LES DEUX STYLES DU CARTOGRAPHE, par Un Belge

Billet invité.

La très belle exposition « L’Age d’or des cartes marines », à Paris, présente plusieurs pièces uniques d’une grande beauté. On peut également y voir une carte de l’Atlantique de 1550 (attribuée à Diego Gutierrez, cartographe officiel de Séville) au destin singulier. Selon le catalogue, son originalité est de combiner différents systèmes cartographiques employés à l’époque. Elle présente trois échelles de latitude différentes, afin de tenir compte de la déclinaison magnétique. Ce dispositif original permettait de corriger des erreurs fréquentes commises par les navigateurs faisant voile vers l’Amérique.

La carte de Gutierrez répondait aux attentes des marins, … mais avait été rejetée en 1544 par les cosmographes officiels de Séville, plus soucieux d’exactitude théorique que des conditions pratiques de la navigation. En d’autres termes, le visiteur a sous les yeux une carte non autorisée… alors même que son utilité pratique est avérée. Le catalogue précise encore qu’il s’agit d’un rare exemple de cartes utilisées en mer et parvenues jusqu’à nous. Et pour cause… On a dû la juger suffisamment précieuse pour la ramener à terre et la conserver, comme un outil fiable. A l’inverse, de nombreuses cartes « autorisées » ont du sombrer ou voler par dessus bord…

La persistance dans l’erreur des experts en navigation semble bien être un phénomène récurrent dans l’Histoire, que cette navigation soit physique (sur les Océans) ou virtuelle (sur les Marchés). Comment l’expliquer? Un point commun entre l’époque des Grandes Découvertes et la nôtre peut apporter un début de réponse : dans les deux cas, un contexte de compétition mondiale effrénée, avec des sociétés ayant grand besoin de trouver d’autres territoires et d’autres façons de s’y relier… pour continuer à prospérer au même rythme.  Aujourd’hui comme hier, ces territoires sont parfois des îles (fiscalement) paradisiaques…

Voici donc le « cosmographe officiel » (de Séville ou d’ailleurs), tenu d’œuvrer au bien de l’Armateur et du Prince… Placé au cœur des rivalités sans merci entre grandes puissances navales et entre explorateurs-mercenaires, est-il encore un homme de science? A quel prix peut-il le rester ? Le catalogue ne dit pas si Gutierrez a renié sa carte ou s’il a renié l’institution dont il faisait partie… Placé devant ce dilemme, ne préfigure-t-il pas l’économiste ou l’expert patenté de notre époque ?

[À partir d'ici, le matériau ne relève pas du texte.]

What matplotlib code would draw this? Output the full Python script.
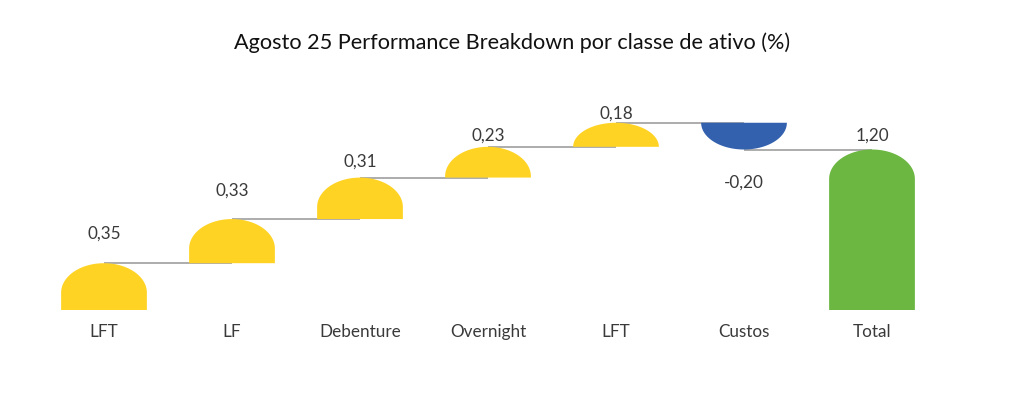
import numpy as np
import matplotlib
matplotlib.use("Agg")
import matplotlib.pyplot as plt
from matplotlib.patches import Polygon

# ---- data ----
categories = ["LFT", "LF", "Debenture", "Overnight", "LFT", "Custos", "Total"]
values = [0.35, 0.33, 0.31, 0.23, 0.18, -0.20, 1.20]
value_labels = ["0,35", "0,33", "0,31", "0,23", "0,18", "-0,20", "1,20"]
is_total = [False, False, False, False, False, False, True]
title = "Agosto 25 Performance Breakdown por classe de ativo (%)"

# ---- style ----
C_POS = "#FFD324"
C_NEG = "#3461AE"
C_TOT = "#6CB741"
C_LINE = "#A6A6A6"
TXT = "#3A3A3A"
FONT = ["Lato", "DejaVu Sans"]
label_offsets_px = [30, 28, 16, 11, 9, -33, 14]

plt.rcParams["font.family"] = FONT

fig = plt.figure(figsize=(10.24, 3.99), dpi=100)
ax = fig.add_axes([40 / 1024, 89 / 399, 896 / 1024, 214 / 399])
ax.set_xlim(-0.5, 6.5)
ax.set_ylim(0, 1.6)

width = 0.67
ry_max = 0.22

def cap_shape(xc, y_base, y_tip):
    s = 1 if y_tip >= y_base else -1
    h = abs(y_tip - y_base)
    ry = min(h, ry_max)
    rx = width / 2
    cy = y_tip - s * ry
    t = np.linspace(np.pi, 0, 80)
    arc = np.column_stack([xc + rx * np.cos(t), cy + s * ry * np.sin(t)])
    pts = [(xc - rx, y_base), (xc - rx, cy)] + arc.tolist() + [(xc + rx, cy), (xc + rx, y_base)]
    return pts

cum = 0.0
starts, ends = [], []
for v, tot in zip(values, is_total):
    if tot:
        s, e = 0.0, v
        cum = v
    else:
        s, e = cum, cum + v
        cum = e
    starts.append(s)
    ends.append(e)

for i, (s, e, tot) in enumerate(zip(starts, ends, is_total)):
    col = C_TOT if tot else (C_POS if e >= s else C_NEG)
    ax.add_patch(Polygon(cap_shape(i, s, e), closed=True, facecolor=col,
                         edgecolor="none", zorder=2))
    if i < len(values) - 1:
        ax.plot([i, i + 1], [e, e], color=C_LINE, lw=1.3, zorder=1,
                solid_capstyle="butt")
    ax.annotate(value_labels[i], (i, e), xytext=(0, label_offsets_px[i] * 0.72),
                textcoords="offset points", ha="center", va="center",
                fontsize=12.3, color=TXT)

ax.set_xticks(range(len(categories)))
ax.set_xticklabels(categories, fontsize=12.3, color=TXT)
ax.tick_params(axis="x", length=0, pad=10)
ax.set_yticks([])
for sp in ax.spines.values():
    sp.set_visible(False)

fig.text(0.5, 1 - 43 / 399, title, ha="center", va="center", fontsize=15.6, color="#111111")

fig.savefig("out.png", dpi=100)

Aujourd’hui comme en 1550, sur le Marché mondial des capitaux comme sur l’Atlantique, l’enjeu du navigateur (et de ceux pour qui il navigue) reste le même : pouvoir s’orienter, concevoir des outils fiables pour parvenir à destination… plus vite que ses concurrents. Pour le servir, il se trouve toujours des personnages nantis d’un savoir de base, capables de concevoir de tels outils. Mais on ne peut servir deux maîtres : Dieu et l’Argent, la Science et le Roi, l’Humanité et la Spéculation.

La trahison récurrente des experts proches du pouvoir est rendue plus manifeste aujourd’hui à cause d’un fait nouveau, propre à notre temps : l’impossibilité de découvrir, comme au 15e siècle, de nouvelles latitudes. Le comportement-réflexe qui consiste à s’adjuger de nouveaux territoires pour retarder l’appauvrissement ou la désagrégation n’est plus efficace, ou plus pour très longtemps. La carte qu’il s’agit de dessiner n’est plus celle d’un Nouveau-Monde ou d’une nouvelle Route. Peut-être n’est-ce même plus une carte…

Mieux vaut donc laisser aux cosmographes officiels leurs cosmographies, et se mettre en quête de véritables outils de navigation qui, comme ceux de Gutierrez, puissent effectivement « répondre aux attentes des marins ». Cette quête est d’autant plus cruciale que, désormais, nous sommes tous et toutes devenu(e)s marins… En 1550, on pouvait choisir de ne pas prendre la mer… alors qu’en 2013, d’une manière ou d’une autre, chacun est contraint de naviguer dans des eaux imprévisibles et impitoyables.

Jour après jour, elle s’invite partout, la mer… Il paraît même qu’elle monte.